:: Input data ::

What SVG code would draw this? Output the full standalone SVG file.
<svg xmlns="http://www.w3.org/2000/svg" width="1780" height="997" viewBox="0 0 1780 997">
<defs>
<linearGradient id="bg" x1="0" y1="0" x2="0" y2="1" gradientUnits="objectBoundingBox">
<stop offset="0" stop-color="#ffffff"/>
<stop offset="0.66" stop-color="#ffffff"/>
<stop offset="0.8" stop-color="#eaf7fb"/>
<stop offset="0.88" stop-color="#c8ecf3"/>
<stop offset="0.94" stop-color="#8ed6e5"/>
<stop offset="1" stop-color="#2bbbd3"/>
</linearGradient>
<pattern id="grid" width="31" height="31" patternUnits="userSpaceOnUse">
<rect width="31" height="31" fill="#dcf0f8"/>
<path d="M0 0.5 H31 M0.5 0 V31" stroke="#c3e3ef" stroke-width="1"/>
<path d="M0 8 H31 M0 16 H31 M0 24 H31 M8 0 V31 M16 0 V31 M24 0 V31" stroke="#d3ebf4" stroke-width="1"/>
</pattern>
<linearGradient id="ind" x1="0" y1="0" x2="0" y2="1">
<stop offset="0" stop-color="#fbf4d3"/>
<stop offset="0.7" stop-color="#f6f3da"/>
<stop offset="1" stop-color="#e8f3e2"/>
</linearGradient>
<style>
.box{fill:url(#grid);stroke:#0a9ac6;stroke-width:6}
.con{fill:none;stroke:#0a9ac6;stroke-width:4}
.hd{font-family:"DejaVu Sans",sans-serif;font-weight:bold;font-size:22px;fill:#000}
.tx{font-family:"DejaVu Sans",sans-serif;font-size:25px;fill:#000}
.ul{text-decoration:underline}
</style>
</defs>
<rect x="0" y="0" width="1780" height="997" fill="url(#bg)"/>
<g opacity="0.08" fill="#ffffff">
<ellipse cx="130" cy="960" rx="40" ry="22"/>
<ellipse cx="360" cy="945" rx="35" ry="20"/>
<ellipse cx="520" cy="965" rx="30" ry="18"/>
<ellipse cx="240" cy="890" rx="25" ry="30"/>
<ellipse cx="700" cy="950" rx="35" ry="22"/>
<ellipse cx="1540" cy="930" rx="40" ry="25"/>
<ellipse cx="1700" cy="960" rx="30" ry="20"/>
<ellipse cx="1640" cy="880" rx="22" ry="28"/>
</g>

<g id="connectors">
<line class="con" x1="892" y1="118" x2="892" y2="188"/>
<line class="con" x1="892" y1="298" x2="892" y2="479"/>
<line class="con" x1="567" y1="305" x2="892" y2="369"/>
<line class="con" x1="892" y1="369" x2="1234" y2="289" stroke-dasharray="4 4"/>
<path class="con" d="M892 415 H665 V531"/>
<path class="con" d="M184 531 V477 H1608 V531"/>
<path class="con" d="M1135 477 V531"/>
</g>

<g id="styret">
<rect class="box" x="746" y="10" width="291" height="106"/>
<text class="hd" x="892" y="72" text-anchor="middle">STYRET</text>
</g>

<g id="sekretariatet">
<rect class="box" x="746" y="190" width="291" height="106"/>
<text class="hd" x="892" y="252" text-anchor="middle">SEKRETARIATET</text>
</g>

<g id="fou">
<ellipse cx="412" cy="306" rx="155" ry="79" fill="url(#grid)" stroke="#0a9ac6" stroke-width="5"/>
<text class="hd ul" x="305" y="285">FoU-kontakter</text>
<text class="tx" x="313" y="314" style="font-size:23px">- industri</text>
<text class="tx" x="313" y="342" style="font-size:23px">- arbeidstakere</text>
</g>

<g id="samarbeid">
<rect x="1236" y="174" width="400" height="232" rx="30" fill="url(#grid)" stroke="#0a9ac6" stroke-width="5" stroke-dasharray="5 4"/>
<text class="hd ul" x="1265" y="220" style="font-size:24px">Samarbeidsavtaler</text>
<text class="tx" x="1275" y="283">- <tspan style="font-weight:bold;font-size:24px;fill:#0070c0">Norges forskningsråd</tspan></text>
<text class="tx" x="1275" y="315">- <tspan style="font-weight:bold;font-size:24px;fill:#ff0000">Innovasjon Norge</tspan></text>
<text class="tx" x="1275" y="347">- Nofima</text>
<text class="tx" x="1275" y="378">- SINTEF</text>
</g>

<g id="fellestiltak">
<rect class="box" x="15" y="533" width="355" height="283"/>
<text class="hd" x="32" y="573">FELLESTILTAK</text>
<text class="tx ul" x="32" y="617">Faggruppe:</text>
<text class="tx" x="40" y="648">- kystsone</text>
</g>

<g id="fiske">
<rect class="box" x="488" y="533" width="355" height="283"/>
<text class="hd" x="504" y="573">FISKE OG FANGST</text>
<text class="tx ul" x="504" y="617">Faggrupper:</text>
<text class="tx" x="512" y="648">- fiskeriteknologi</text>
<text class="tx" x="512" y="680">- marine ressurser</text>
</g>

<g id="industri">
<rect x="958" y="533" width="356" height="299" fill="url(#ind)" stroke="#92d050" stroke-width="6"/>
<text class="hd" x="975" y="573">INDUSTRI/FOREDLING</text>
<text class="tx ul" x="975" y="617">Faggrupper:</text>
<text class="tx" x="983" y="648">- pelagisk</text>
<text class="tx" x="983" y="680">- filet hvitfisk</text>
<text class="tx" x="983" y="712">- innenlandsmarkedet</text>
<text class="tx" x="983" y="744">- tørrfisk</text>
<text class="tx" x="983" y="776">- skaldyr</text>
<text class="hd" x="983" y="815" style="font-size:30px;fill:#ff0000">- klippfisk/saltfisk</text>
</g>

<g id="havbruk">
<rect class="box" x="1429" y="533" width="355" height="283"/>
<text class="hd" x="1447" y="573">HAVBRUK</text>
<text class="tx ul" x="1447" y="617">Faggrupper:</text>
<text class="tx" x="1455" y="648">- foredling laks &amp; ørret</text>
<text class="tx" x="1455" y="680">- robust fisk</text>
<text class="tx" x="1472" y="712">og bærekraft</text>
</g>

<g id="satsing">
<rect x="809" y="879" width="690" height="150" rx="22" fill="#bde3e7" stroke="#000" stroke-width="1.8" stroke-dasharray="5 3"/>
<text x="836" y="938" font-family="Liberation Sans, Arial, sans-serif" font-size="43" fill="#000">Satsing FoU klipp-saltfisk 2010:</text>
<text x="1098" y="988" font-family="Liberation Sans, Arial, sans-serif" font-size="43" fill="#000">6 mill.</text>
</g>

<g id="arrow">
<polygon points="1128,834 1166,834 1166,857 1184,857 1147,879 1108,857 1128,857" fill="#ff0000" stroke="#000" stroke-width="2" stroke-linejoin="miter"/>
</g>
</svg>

:::
:: Input data ::

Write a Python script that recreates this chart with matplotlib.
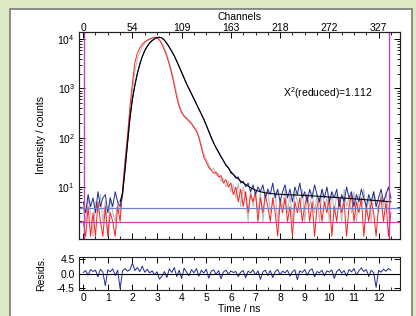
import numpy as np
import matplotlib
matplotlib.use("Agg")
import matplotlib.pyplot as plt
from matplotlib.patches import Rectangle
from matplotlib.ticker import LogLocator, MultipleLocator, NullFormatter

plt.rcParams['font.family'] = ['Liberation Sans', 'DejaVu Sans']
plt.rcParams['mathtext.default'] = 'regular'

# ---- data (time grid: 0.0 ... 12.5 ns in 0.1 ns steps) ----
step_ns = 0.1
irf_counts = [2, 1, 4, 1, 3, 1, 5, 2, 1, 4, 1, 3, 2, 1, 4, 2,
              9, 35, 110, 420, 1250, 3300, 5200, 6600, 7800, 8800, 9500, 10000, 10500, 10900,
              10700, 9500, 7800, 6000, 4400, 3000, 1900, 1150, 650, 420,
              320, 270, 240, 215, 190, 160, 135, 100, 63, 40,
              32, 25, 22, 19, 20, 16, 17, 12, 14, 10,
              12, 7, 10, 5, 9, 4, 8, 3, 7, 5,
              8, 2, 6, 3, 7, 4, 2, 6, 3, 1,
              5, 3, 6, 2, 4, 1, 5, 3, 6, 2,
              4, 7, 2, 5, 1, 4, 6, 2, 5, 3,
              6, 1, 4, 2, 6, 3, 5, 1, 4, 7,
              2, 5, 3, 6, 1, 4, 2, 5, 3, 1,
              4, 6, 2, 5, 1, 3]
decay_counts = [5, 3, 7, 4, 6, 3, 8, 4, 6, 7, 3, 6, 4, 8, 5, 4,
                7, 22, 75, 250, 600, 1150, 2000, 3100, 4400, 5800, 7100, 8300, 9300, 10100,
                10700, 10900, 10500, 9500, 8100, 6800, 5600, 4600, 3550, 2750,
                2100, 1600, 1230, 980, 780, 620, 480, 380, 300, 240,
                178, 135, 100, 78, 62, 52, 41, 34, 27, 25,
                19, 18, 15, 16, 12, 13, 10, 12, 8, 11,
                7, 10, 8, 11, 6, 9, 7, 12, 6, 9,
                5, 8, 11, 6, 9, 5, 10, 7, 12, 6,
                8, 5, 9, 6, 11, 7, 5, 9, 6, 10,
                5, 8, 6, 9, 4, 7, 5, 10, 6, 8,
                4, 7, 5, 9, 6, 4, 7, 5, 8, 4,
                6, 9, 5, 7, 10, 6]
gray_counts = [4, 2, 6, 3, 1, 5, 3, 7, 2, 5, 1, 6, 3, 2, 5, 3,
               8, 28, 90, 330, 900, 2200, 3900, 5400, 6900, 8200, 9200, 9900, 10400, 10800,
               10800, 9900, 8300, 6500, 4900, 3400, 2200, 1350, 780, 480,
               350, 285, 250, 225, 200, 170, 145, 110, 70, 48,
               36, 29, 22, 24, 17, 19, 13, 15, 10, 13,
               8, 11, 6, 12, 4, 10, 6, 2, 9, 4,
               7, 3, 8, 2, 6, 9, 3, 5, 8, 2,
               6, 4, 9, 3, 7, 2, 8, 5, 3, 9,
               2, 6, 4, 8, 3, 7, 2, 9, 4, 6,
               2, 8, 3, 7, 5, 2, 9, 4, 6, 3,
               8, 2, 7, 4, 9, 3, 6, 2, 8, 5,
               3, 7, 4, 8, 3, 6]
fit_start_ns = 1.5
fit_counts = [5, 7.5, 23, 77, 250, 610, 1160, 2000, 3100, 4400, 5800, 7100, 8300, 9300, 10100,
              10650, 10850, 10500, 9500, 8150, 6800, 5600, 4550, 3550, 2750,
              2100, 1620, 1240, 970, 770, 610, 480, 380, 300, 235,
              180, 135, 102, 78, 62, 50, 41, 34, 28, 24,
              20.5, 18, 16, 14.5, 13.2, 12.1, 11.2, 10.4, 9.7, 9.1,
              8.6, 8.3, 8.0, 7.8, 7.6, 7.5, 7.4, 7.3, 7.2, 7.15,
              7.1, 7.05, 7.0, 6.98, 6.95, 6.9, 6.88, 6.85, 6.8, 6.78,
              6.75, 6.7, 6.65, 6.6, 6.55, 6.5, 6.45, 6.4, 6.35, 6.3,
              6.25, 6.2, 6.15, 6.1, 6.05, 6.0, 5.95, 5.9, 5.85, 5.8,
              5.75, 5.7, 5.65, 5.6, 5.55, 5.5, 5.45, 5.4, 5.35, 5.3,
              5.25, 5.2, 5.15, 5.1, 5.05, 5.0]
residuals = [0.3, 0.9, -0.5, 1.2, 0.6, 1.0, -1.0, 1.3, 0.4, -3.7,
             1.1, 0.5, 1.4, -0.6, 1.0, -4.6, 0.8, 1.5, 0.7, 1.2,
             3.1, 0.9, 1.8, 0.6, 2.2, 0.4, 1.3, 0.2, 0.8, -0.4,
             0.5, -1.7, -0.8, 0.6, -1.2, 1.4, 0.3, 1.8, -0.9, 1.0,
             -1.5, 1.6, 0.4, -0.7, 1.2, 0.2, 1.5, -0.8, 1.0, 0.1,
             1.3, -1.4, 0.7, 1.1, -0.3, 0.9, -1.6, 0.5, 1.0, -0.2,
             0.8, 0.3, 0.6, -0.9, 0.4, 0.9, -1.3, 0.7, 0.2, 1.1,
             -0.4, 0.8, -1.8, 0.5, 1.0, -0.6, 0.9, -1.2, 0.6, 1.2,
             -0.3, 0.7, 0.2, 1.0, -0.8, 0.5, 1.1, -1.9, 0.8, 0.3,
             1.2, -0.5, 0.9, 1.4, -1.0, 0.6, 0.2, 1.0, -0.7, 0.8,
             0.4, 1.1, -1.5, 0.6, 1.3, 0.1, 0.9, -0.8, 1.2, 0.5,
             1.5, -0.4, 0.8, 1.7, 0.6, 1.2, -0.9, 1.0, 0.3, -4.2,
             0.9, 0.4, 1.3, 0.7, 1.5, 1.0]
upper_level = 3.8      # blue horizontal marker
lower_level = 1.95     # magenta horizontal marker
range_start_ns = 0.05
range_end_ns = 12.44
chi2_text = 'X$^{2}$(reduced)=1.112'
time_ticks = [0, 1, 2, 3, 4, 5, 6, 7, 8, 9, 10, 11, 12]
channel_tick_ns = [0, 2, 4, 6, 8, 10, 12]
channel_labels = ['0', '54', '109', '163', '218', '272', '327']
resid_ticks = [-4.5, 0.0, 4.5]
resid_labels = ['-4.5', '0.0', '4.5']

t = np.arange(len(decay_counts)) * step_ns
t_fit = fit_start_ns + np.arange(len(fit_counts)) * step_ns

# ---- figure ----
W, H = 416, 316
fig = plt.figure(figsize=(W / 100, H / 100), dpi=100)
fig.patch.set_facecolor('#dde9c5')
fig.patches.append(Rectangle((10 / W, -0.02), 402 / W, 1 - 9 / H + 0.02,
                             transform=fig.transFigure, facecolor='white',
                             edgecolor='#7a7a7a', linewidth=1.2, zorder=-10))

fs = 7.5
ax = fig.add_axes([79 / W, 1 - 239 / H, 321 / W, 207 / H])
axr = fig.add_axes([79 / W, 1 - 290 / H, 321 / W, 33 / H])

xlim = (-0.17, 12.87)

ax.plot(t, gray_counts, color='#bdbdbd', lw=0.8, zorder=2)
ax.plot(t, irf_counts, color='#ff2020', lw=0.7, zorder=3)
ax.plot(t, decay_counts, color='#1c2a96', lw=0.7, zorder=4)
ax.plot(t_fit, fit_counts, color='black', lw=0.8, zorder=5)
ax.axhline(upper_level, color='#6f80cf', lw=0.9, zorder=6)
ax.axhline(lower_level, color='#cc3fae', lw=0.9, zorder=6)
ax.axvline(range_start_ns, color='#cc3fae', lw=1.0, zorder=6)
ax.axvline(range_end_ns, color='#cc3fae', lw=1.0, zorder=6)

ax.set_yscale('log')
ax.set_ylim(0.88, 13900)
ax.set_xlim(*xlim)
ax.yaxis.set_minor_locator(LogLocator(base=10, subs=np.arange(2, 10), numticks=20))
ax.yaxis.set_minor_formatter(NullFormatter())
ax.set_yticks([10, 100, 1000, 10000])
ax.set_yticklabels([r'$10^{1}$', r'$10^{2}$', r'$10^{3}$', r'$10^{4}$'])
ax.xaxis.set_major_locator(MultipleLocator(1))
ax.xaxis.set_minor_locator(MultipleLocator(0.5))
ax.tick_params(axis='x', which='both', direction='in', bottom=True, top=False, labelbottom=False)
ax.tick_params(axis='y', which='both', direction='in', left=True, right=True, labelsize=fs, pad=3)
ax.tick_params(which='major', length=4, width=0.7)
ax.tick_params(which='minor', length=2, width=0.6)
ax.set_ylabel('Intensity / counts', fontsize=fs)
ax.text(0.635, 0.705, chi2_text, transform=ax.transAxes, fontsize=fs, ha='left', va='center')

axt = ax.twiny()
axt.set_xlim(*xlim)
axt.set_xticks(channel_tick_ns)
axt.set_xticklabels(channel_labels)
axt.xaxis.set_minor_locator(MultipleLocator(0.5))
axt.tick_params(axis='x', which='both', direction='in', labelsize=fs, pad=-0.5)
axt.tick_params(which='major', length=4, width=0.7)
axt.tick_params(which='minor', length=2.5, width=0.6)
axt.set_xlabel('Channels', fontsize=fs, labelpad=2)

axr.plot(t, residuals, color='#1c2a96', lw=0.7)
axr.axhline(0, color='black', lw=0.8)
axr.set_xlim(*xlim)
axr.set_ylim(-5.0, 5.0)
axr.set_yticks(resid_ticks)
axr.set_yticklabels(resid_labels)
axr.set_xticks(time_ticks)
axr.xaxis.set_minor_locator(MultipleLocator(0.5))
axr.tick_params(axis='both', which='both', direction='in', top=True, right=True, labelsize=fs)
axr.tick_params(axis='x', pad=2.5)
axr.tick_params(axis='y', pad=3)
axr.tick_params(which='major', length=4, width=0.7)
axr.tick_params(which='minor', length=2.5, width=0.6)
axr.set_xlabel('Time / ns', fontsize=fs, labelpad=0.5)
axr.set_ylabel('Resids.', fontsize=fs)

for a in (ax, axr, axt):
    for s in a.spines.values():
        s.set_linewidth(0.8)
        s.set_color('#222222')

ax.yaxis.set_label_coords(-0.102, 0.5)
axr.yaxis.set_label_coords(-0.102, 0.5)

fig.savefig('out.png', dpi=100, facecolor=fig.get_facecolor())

:::
:: Input data ::

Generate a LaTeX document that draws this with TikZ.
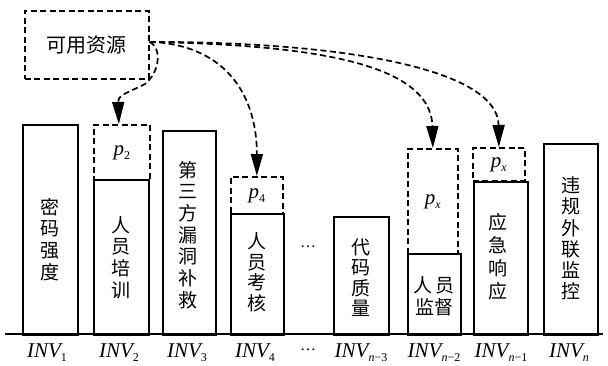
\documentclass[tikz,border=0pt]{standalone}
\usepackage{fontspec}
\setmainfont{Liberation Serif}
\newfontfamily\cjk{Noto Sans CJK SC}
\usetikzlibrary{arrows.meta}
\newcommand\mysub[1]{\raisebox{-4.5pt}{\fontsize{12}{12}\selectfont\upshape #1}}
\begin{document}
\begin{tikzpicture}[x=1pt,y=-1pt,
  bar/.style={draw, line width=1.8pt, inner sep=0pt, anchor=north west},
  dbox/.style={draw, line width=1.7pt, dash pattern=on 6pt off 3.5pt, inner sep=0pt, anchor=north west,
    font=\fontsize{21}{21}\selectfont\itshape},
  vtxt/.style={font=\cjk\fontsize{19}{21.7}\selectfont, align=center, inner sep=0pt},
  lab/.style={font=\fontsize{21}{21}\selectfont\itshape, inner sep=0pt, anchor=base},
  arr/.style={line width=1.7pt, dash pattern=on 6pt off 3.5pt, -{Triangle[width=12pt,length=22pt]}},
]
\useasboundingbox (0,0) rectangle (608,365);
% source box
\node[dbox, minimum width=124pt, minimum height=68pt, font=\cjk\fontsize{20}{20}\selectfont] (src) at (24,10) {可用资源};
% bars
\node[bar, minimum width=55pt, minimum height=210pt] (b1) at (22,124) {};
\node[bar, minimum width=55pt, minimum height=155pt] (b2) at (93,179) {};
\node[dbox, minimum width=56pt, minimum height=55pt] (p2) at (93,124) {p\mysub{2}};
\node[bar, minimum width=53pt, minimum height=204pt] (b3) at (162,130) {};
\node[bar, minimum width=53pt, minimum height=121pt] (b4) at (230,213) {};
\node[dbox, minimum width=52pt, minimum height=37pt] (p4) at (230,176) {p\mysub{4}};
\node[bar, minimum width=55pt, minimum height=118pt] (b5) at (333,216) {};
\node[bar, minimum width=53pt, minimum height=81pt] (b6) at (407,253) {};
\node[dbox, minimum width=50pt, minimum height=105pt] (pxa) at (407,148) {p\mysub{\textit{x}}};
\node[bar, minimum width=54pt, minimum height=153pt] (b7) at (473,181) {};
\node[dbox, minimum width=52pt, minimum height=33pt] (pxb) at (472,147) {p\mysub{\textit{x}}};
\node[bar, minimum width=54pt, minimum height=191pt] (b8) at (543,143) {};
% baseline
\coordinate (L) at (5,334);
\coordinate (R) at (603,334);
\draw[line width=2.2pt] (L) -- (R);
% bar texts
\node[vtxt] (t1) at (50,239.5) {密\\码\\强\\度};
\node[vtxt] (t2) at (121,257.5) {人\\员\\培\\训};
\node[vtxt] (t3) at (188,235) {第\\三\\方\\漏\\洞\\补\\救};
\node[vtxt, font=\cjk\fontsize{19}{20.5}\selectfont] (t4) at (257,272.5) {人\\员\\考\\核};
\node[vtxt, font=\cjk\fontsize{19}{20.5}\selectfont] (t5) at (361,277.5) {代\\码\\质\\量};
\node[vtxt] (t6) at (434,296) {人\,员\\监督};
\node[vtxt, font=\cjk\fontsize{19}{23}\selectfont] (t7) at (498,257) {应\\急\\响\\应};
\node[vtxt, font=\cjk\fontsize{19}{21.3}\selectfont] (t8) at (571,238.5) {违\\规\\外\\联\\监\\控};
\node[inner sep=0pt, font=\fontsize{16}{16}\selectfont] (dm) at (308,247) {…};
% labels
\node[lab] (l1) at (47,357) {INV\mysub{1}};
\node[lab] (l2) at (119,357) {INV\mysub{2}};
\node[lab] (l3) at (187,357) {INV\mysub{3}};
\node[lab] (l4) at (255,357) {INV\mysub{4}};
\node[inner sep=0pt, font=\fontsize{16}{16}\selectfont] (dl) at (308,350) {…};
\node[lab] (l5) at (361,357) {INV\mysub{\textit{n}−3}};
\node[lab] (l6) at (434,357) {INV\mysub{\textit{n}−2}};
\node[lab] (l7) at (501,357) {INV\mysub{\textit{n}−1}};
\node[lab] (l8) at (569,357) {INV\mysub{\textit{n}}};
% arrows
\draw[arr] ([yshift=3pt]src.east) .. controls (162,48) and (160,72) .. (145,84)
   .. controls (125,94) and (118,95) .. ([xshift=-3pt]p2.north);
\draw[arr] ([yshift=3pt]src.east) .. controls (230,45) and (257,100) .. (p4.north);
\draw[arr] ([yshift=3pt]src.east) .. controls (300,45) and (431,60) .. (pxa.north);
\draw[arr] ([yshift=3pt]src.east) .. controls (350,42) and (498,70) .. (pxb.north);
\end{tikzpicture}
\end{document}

:::

Exactly as they stand, quote the lines beginning with the one that contains "Write a Python" and ending with the one that contains "plt.rcParams['mathtext.default'] = 'regular'", with no pictures.

Write a Python script that recreates this chart with matplotlib.
import numpy as np
import matplotlib
matplotlib.use("Agg")
import matplotlib.pyplot as plt
from matplotlib.patches import Rectangle
from matplotlib.ticker import LogLocator, MultipleLocator, NullFormatter

plt.rcParams['font.family'] = ['Liberation Sans', 'DejaVu Sans']
plt.rcParams['mathtext.default'] = 'regular'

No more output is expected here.